* [Supplied records]:
________________________________________
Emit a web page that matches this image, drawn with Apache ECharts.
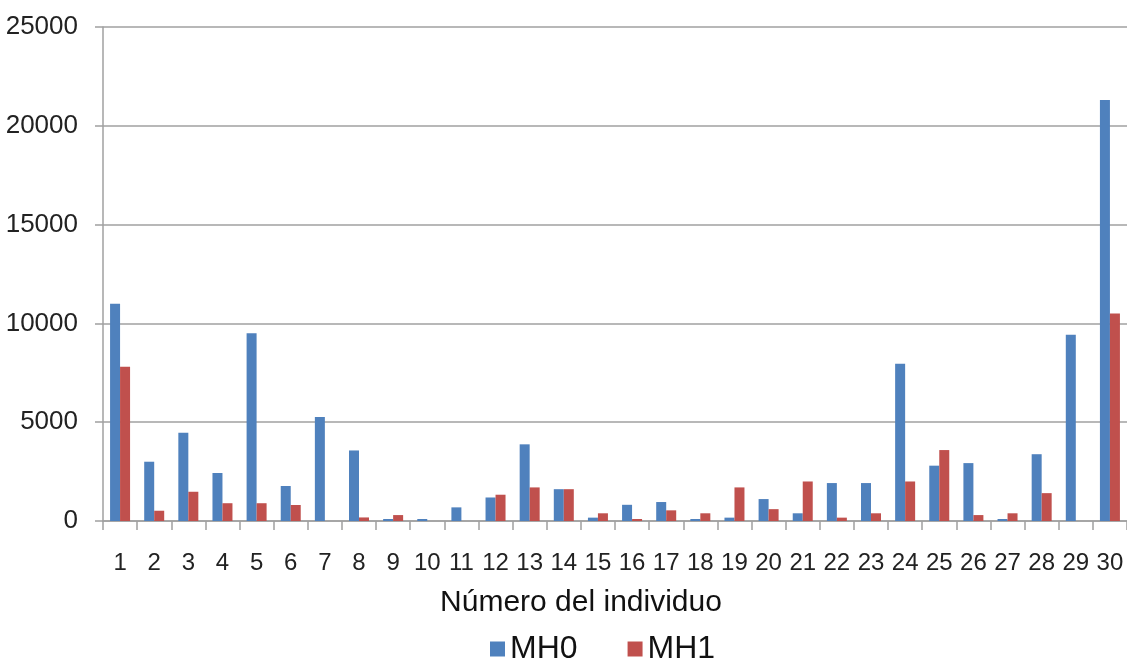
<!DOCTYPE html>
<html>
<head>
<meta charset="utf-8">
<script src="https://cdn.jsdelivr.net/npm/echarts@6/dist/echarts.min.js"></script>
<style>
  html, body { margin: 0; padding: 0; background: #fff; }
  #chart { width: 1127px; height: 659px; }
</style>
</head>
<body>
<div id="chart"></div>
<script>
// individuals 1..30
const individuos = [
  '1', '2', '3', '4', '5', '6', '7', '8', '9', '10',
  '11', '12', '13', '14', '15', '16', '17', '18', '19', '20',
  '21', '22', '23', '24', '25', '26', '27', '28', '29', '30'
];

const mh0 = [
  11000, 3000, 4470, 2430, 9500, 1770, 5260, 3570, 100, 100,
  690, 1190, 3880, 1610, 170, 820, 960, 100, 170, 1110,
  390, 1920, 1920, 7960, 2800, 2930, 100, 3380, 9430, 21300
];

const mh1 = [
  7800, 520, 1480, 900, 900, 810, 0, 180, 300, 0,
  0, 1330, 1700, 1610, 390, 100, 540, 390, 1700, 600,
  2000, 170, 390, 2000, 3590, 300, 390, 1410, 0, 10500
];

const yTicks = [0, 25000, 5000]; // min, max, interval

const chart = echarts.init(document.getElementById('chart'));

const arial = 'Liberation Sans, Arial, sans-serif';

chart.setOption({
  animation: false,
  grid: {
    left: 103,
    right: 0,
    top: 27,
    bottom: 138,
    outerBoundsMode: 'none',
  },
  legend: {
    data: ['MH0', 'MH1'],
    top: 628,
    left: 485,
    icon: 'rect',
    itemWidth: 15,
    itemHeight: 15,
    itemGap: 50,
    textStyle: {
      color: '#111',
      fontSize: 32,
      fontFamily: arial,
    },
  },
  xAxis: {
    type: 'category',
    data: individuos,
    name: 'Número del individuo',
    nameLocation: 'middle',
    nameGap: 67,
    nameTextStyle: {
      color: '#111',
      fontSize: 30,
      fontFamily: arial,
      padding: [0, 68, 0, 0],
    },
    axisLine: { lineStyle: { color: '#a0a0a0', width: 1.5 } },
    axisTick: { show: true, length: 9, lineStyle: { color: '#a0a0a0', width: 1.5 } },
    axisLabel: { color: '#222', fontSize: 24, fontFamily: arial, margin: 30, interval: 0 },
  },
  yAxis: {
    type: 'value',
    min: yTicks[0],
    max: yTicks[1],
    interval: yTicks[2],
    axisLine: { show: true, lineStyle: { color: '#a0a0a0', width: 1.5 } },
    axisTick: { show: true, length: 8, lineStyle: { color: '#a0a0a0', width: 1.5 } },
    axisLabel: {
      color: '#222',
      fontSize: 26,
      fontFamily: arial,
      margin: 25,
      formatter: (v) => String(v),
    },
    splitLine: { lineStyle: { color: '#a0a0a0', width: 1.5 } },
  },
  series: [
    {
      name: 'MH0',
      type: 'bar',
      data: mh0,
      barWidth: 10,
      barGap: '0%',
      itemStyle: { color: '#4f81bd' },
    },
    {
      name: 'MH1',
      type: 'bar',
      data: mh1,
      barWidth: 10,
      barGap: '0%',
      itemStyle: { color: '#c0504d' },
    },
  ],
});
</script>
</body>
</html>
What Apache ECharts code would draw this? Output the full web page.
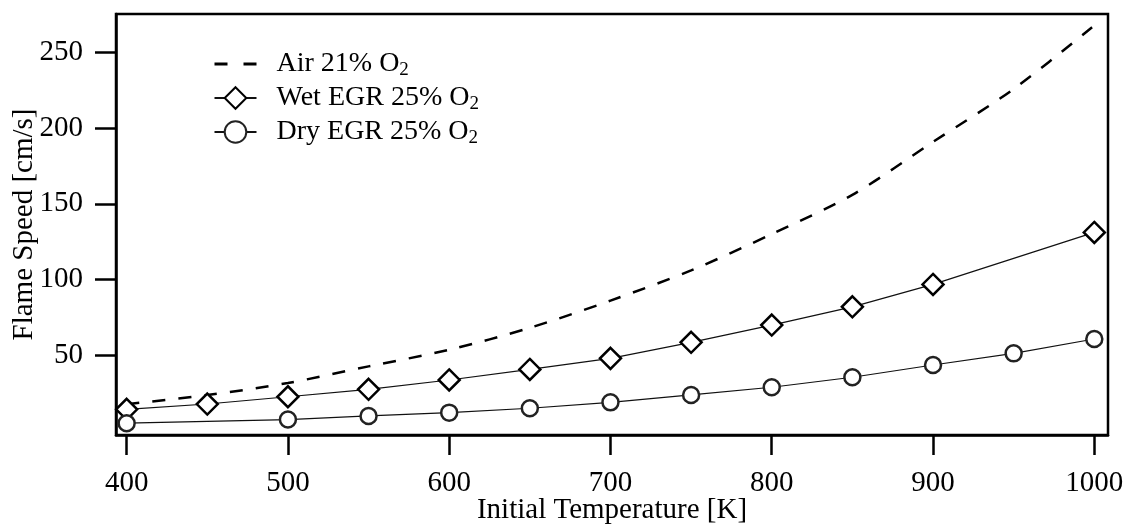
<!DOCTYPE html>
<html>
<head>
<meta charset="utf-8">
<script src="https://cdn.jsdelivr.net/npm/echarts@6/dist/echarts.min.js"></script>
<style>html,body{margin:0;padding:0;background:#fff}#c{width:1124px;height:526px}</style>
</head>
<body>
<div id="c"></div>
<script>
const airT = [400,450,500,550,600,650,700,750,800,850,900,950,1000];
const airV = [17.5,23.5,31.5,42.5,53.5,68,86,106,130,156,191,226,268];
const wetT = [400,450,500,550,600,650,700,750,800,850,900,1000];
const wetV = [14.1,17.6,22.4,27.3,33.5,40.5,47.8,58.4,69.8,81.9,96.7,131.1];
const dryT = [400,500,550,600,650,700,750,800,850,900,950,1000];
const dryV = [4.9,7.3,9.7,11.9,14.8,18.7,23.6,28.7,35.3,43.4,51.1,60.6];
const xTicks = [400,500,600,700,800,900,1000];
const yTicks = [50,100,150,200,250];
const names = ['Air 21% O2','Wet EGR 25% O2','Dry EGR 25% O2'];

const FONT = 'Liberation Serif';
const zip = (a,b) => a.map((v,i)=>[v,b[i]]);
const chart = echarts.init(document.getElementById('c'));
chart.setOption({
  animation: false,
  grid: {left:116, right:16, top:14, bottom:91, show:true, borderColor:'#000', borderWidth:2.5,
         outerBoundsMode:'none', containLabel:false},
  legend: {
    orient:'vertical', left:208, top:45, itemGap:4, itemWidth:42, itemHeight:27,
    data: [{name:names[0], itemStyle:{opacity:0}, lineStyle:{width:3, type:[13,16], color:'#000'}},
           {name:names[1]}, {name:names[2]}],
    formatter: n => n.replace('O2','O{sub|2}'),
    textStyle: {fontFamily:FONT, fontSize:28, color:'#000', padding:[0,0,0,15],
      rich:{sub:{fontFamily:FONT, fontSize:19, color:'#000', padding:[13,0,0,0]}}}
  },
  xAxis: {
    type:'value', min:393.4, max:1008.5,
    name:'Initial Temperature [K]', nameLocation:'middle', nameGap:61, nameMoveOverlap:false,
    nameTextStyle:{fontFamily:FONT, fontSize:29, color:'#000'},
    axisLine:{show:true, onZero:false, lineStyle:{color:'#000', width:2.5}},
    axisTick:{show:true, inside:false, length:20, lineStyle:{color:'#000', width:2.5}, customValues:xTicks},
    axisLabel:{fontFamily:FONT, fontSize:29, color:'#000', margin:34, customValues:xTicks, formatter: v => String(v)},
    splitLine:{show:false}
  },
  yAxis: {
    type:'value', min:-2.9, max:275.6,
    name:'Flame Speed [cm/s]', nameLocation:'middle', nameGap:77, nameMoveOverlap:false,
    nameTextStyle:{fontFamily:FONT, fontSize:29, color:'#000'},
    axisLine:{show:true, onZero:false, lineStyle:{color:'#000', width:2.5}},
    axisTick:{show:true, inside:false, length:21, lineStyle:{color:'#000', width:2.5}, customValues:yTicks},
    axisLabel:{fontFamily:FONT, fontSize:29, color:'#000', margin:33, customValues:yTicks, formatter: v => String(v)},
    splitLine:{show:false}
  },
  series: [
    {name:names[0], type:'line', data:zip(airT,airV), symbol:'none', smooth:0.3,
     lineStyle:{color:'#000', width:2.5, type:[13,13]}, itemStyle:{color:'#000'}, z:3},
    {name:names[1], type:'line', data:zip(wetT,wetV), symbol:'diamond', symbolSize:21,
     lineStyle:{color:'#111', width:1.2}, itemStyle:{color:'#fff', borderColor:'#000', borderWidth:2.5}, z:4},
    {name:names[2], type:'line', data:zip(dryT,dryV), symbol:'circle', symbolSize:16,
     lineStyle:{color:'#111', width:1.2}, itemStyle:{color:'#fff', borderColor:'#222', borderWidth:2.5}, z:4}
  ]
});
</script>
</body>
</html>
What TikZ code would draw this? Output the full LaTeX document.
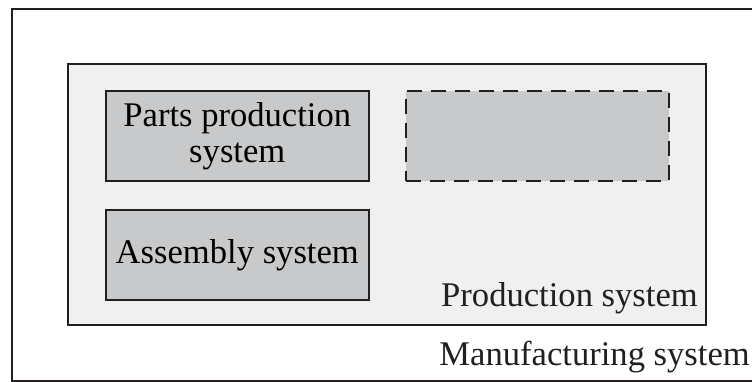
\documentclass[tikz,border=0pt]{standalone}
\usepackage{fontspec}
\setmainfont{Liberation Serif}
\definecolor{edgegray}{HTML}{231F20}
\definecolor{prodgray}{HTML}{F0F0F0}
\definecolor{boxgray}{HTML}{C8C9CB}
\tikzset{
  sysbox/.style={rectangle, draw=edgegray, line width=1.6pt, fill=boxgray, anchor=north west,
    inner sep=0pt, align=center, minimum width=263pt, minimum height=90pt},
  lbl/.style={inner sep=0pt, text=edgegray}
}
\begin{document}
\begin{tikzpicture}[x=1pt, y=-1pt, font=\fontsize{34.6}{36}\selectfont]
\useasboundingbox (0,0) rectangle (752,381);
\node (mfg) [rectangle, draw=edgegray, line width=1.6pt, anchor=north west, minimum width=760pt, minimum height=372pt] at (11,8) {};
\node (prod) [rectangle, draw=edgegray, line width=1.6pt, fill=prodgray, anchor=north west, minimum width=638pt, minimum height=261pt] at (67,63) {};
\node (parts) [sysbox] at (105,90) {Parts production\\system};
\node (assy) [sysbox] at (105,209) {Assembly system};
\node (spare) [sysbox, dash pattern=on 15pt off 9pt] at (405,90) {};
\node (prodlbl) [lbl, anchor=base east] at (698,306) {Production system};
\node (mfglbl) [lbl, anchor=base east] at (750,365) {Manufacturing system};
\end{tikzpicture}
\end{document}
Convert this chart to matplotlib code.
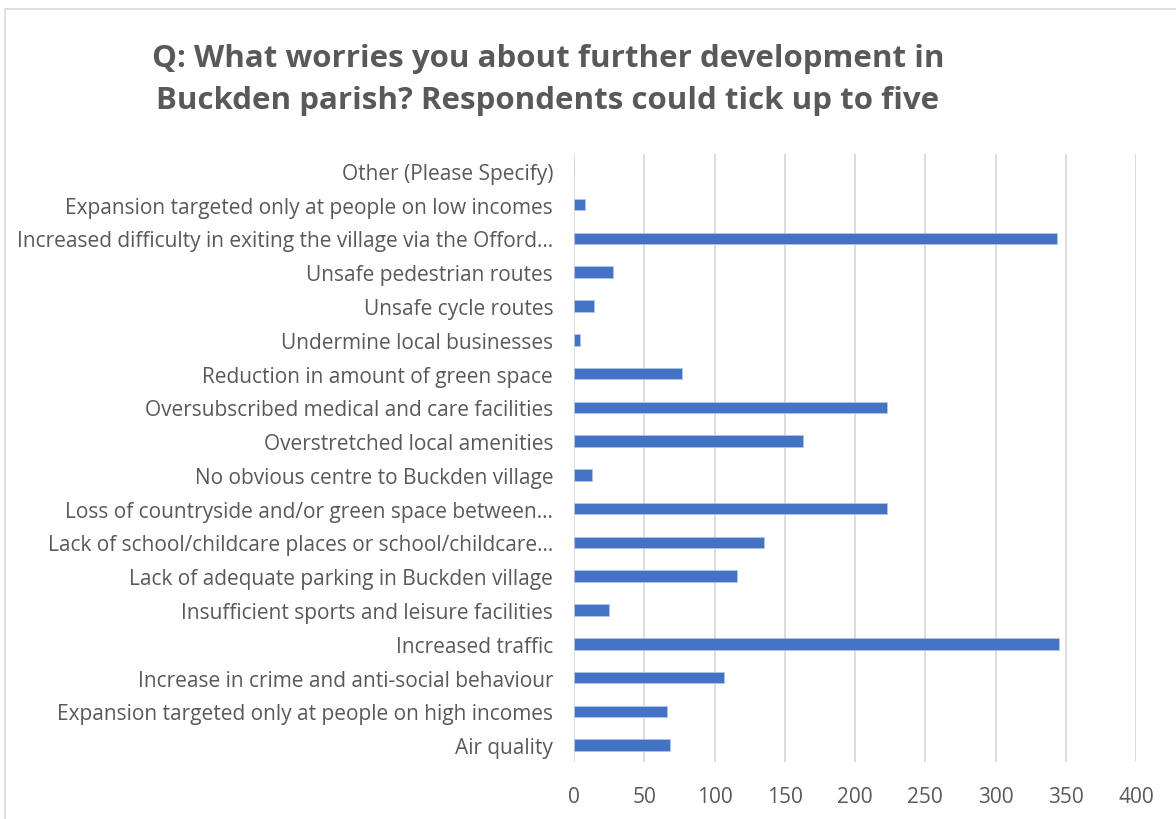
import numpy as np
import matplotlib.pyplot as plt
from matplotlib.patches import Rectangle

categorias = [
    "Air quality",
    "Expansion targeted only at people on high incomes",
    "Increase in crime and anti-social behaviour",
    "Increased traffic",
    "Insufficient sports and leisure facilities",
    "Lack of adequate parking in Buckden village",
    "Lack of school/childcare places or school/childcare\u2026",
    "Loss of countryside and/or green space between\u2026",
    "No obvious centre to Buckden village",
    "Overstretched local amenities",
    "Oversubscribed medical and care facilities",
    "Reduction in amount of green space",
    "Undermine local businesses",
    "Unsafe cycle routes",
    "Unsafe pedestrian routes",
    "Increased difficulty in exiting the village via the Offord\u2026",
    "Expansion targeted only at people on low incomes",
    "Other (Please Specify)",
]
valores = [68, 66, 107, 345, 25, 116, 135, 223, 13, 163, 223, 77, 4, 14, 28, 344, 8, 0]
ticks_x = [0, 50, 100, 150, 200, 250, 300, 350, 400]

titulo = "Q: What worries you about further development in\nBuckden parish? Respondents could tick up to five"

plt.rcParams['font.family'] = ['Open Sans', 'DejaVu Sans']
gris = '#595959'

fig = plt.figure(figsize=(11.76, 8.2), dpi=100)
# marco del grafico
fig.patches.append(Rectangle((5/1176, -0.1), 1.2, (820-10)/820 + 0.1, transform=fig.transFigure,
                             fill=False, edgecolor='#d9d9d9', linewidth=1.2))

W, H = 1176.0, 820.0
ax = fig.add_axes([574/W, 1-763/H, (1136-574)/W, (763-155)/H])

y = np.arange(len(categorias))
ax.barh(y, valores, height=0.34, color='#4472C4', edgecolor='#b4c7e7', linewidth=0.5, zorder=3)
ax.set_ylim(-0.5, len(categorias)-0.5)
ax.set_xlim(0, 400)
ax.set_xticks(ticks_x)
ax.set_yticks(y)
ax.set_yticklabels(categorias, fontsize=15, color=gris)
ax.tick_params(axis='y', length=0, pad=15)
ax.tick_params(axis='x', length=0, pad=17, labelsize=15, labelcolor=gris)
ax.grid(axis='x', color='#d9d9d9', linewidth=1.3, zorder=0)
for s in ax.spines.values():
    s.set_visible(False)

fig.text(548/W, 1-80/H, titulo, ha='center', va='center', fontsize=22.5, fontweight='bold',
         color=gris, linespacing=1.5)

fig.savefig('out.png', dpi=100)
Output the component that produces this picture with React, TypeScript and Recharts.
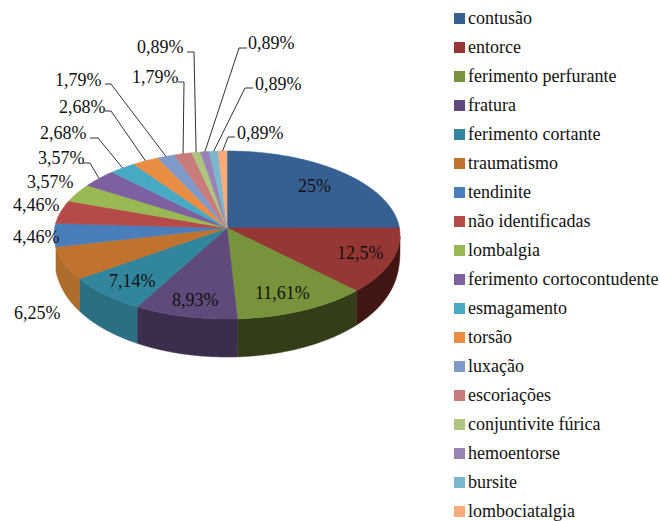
________________________________________
Give the lines again word for word, from the start of the records to the line holding "const arial = 'Liberation", both included, and leave out any picture.

* [Finished answer]:
Emit a web page that matches this image, drawn with Apache ECharts.
<!DOCTYPE html>
<html>
<head>
<meta charset="utf-8">
<script src="https://cdn.jsdelivr.net/npm/echarts@6/dist/echarts.min.js"></script>
<style>
  html, body { margin: 0; padding: 0; background: #fff; }
  #chart { width: 1127px; height: 659px; }
</style>
</head>
<body>
<div id="chart"></div>
<script>
// individuals 1..30
const individuos = [
  '1', '2', '3', '4', '5', '6', '7', '8', '9', '10',
  '11', '12', '13', '14', '15', '16', '17', '18', '19', '20',
  '21', '22', '23', '24', '25', '26', '27', '28', '29', '30'
];

const mh0 = [
  11000, 3000, 4470, 2430, 9500, 1770, 5260, 3570, 100, 100,
  690, 1190, 3880, 1610, 170, 820, 960, 100, 170, 1110,
  390, 1920, 1920, 7960, 2800, 2930, 100, 3380, 9430, 21300
];

const mh1 = [
  7800, 520, 1480, 900, 900, 810, 0, 180, 300, 0,
  0, 1330, 1700, 1610, 390, 100, 540, 390, 1700, 600,
  2000, 170, 390, 2000, 3590, 300, 390, 1410, 0, 10500
];

const yTicks = [0, 25000, 5000]; // min, max, interval

const chart = echarts.init(document.getElementById('chart'));

const arial = 'Liberation Sans, Arial, sans-serif';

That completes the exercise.